The fourth stanza of Christ the Lord is Risen Today, a hymn that many of us likely sang on Easter Sunday, has this last line: Ours the cross, the grave, the skies, Alleluia! I’ve sung it year after year, but never really thought about what it is saying until this past Sunday.
We relish Easter Sunday. To know that resurrection means that death no longer has the final word, that we can follow Christ into eternal life, is not a message we hesitate to embrace. But Charles Wesley’s hymn reminds us that we cannot claim Easter Sunday without also claiming the cross and the grave. For resurrection to happen, death had to precede it.
But even that should give us cause for celebration because we worship a God who suffered and who suffers with us. We live in a world where death is a part of life. People suffer.
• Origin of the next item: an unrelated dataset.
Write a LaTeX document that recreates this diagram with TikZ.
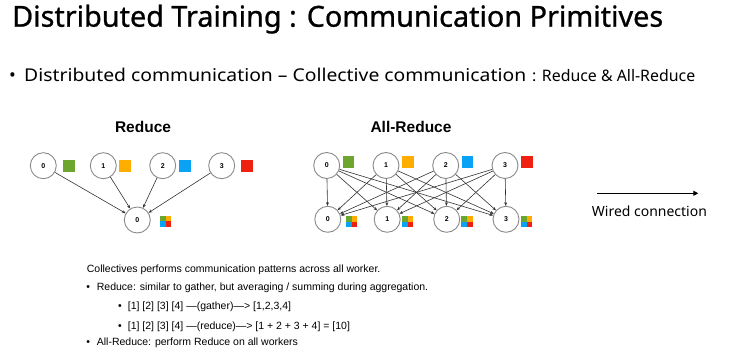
\documentclass[tikz,border=0pt]{standalone}
\usepackage{fontspec}
\setmainfont{Noto Sans}
\newfontfamily\arialf{Liberation Sans}
\newfontfamily\titlef[BoldFont={Noto Sans}, BoldFeatures={FakeBold=0.8}]{Noto Sans}
\usetikzlibrary{arrows.meta}
\definecolor{cgreen}{HTML}{6CA62F}
\definecolor{corange}{HTML}{FFAE00}
\definecolor{cblue}{HTML}{0AA2F5}
\definecolor{cred}{HTML}{EE2010}
\definecolor{cring}{HTML}{8A8A8A}
\newcommand\fitw[2]{\resizebox{#1}{!}{#2}}
\newcommand\mixsq[3]{% name, x, y
  \fill[cgreen]  (#2-5.6,#3-5.6) rectangle (#2,#3);
  \fill[corange] (#2,#3-5.6) rectangle (#2+5.6,#3);
  \fill[cblue]   (#2-5.6,#3) rectangle (#2,#3+5.6);
  \fill[cred]    (#2,#3) rectangle (#2+5.6,#3+5.6);
  \coordinate (#1) at (#2,#3);
}
\begin{document}
\begin{tikzpicture}[x=1pt,y=-1pt,
  worker/.style={circle, draw=cring, line width=0.9pt, minimum size=26pt, inner sep=0pt, fill=white,
    font=\arialf\bfseries\fontsize{7}{8}\selectfont},
  colsq/.style={minimum size=11.7pt, inner sep=0pt, draw=none},
  link/.style={draw=black!80, line width=0.6pt, -{Stealth[length=3.6pt,width=3pt]}},
  dtitle/.style={font=\arialf\bfseries\fontsize{15.5}{18}\selectfont, anchor=base, inner sep=0pt},
  body/.style={font=\arialf\fontsize{10.5}{12}\selectfont, anchor=base west, inner sep=0pt},
  slide/.style={anchor=base west, inner sep=0pt},
]
\useasboundingbox[fill=white] (0,0) rectangle (732,363);

% slide title and bullet
\node[slide] (title) at (12,26.7) {\resizebox{651pt}{22pt}{\titlef\bfseries\fontsize{30}{36}\selectfont Distributed Training : Communication Primitives}};
\node[slide] (bul) at (9,81.7) {\fontsize{18}{22}\selectfont •};
\node[slide] (sub) at (24,81.7) {\resizebox{502pt}{13.4pt}{\fontsize{18}{22}\selectfont Distributed communication – Collective communication}};
\node[slide] (subs) at (532,81.7) {\fitw{163pt}{\fontsize{14}{17}\selectfont : Reduce \& All-Reduce}};

% Reduce
\node[dtitle] (rt) at (143,132.7) {Reduce};
\node[worker] (r0) at (43.3,165.7) {0};
\node[worker] (r1) at (103.3,165.7) {1};
\node[worker] (r2) at (162.7,165.7) {2};
\node[worker] (r3) at (221.7,165.7) {3};
\node[colsq, fill=cgreen]  (rs0) at (69.2,165.8) {};
\node[colsq, fill=corange] (rs1) at (124.8,165.8) {};
\node[colsq, fill=cblue]   (rs2) at (185.3,165.8) {};
\node[colsq, fill=cred]    (rs3) at (246.7,165.8) {};
\node[worker] (rb) at (137.3,220) {0};
\mixsq{rbs}{165.5}{221.2}
\foreach \i in {0,1,2,3} \draw[link] (r\i) -- (rb);

% All-Reduce
\node[dtitle] (at) at (411,133) {All-Reduce};
\node[worker] (t0) at (326.7,165.5) {0};
\node[worker] (t1) at (386,165.5) {1};
\node[worker] (t2) at (445.7,165.5) {2};
\node[worker] (t3) at (505,165.5) {3};
\node[colsq, fill=cgreen]  (ts0) at (348.5,161.9) {};
\node[colsq, fill=corange] (ts1) at (407.8,161.9) {};
\node[colsq, fill=cblue]   (ts2) at (467.5,161.9) {};
\node[colsq, fill=cred]    (ts3) at (526.7,161.9) {};
\node[worker] (b0) at (327.8,219.3) {0};
\node[worker] (b1) at (387.2,219.3) {1};
\node[worker] (b2) at (446.7,219.3) {2};
\node[worker] (b3) at (506,219.3) {3};
\mixsq{bs0}{351.7}{221.7}
\mixsq{bs1}{407.5}{221.7}
\mixsq{bs2}{466.9}{221.7}
\mixsq{bs3}{526.5}{221.7}
\foreach \i in {0,1,2,3} \foreach \j in {0,1,2,3} \draw[link] (t\i) -- (b\j);

% legend
\coordinate (wa) at (597,193.3);
\coordinate (wb) at (698.3,193.3);
\draw[line width=1.5pt, -{Triangle[length=5pt,width=5pt]}] (wa) -- (wb);
\node[slide] (wl) at (591.7,216.5) {\fitw{115pt}{\fontsize{15}{18}\selectfont Wired connection}};

% text block
\node[body] (l1) at (86.7,272.3) {Collectives performs communication patterns across all worker.};
\node[body] (l2b) at (86.2,291) {•};
\node[body] (l2) at (96.7,291) {Reduce: similar to gather, but averaging / summing during aggregation.};
\node[body] (l3b) at (118,310) {•};
\node[body] (l3) at (127.7,310) {[1] [2] [3] [4] —(gather)—> [1,2,3,4]};
\node[body] (l4b) at (118,329.7) {•};
\node[body] (l4) at (127.7,329.7) {[1] [2] [3] [4] —(reduce)—> [1 + 2 + 3 + 4] = [10]};
\node[body] (l5b) at (86.2,345.3) {•};
\node[body] (l5) at (96.7,345.3) {All-Reduce: perform Reduce on all workers};
\end{tikzpicture}
\end{document}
The cross looms large in places where war creates refugees, where children are sold into slavery, where people die for lack of clean water, where sick and elderly are forgotten by society. We see suffering across the planet and experience our own suffering. Because Christ did not avoid the cross we know our God understands suffering from first-hand experience.
Yet we worship a God who also put death to death. The package deal of cross and grave also comes with skies—open skies, limitless hope, boundless love, infinite joy. Christ is risen and we who follow him to the grave, giving ourselves over to follow his path of discipleship, also follow him to new life, resurrection life. Alleluia!